The the method getPid(Identifier sid) on the SeriesIdResolver class, it use the line:
SystemMetadata fetchedSysmeta = D1Client.getCN().getSystemMetadata(null, identifier);
It works perfectly with the CN indexers. For MNs, it may have glitches:
1. The head object hasn't been synchronized to cn when the index happens in the MN.
2. MN maybe is configured NOT to being synchronized at all.
#6 Updated by Chris Jones almost 3 years ago
- Assignee changed from Rob Nahf to Jing Tao
- Priority changed from Normal to Immediate
Jing, since we have a critical issue with the ESS-DIVE MN that this bug affects, I'm re-assigning this to you and bumping the priority. While Rob's idea of creating an interface may be a longer-term solution, I'm thinking that a shorter term solution would be to add a property that sets which host use for
getSystemMetadata() calls. Let's discuss this, and at least get an RC tag out the door that we can try on ESS-DIVE.
#7 Updated by Chris Jones almost 3 years ago
- Priority changed from Immediate to High
Jing and I discussed this ticket. We've found a workaround with the ESS-DIVE MN so that their packages with members that have
seriesId synchronize correctly. We had to set the
rightsHolder back to the original group
DN that had been set a few objects back in the chain (it had been set to the ORCID id of the owning researcher). By doing this, the indexer matched the
Subject string with the
Subject string of the current
HEAD of the series, so it determined that the
Subject was authorized (i.e. no series hijacking).

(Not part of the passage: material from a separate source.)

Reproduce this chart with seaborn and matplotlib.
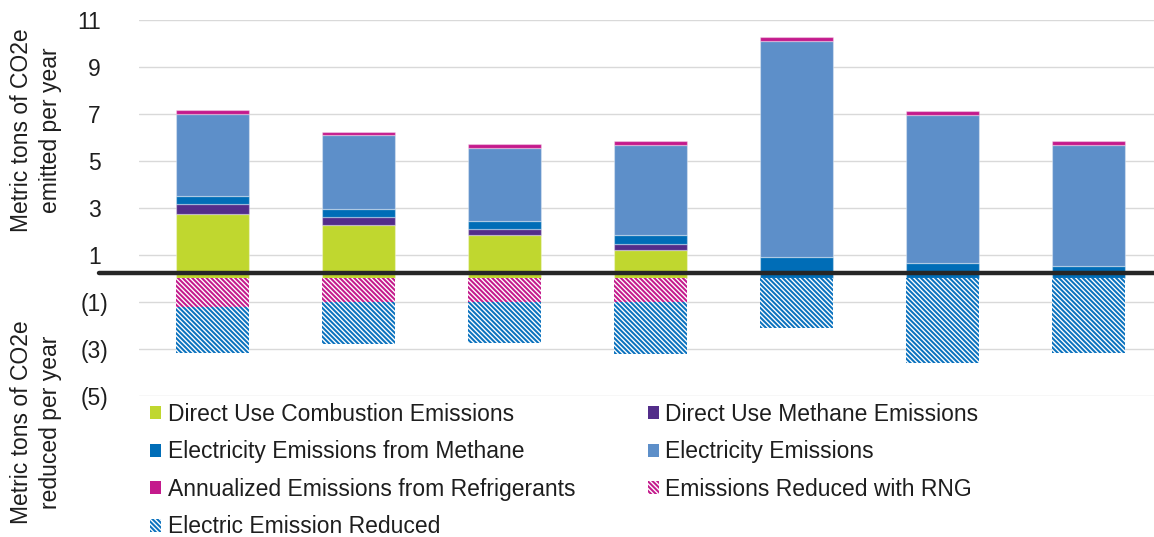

This illuminated the issue: the
SeriesIdResolver class is not expanding group membership, causing
NotAuthorized exceptions for group members. This will be fixed.
Also, having the Member Node rely on
CN.getSystemMetadata() for local indexing of content can be problematic for MNs not registered in any CN environment. So, our plan is to add a baseUrl configuration parameter in Metacat (that defaults to being unset) so the indexer can locally call
MN.getSystemMetadata() (Jing noticed that the indexer doesn't have access to the Hazelcast map, so there's no other internal call to use.) In this way, MNs can be configured to use their own sysmeta, but still call
CN.getSubjectInfo() for group expansion when needed. CN deployments will work as they do now, still calling
I'm lowering the urgency of this ticket since we found an immediate workaround, but it's still high priority. It has arisen because ESS-DIVE is using the
seriesId field to the fullest extent (assigning DOIs there), and I think they may be the first MN to really exercise this, and these bugs are being exposed just from daily use.
#8 Updated by Jing Tao almost 3 years ago
Chris, thank you for the summary. Just one thing need to be clafried - even though the indexer can access the Hazelcast map internally, the return result is NOT the head version of the series chain if you call
systemmetamap.get(seriesId). Only the api calls (
cn/mn.getSystemMetadata(seriesId) can return the head version of the series chains.
#9 Updated by Jing Tao over 2 years ago
- Status changed from New to Closed
- % Done changed from 0 to 100
In this method, we will check if a property named mn.dataone.baseURL is defined. If it is defined, it will use the value of this property to get the head version of the system metadata. Otherwise, it will still call cn.getSystemMetadata.
It works for both CN and MN.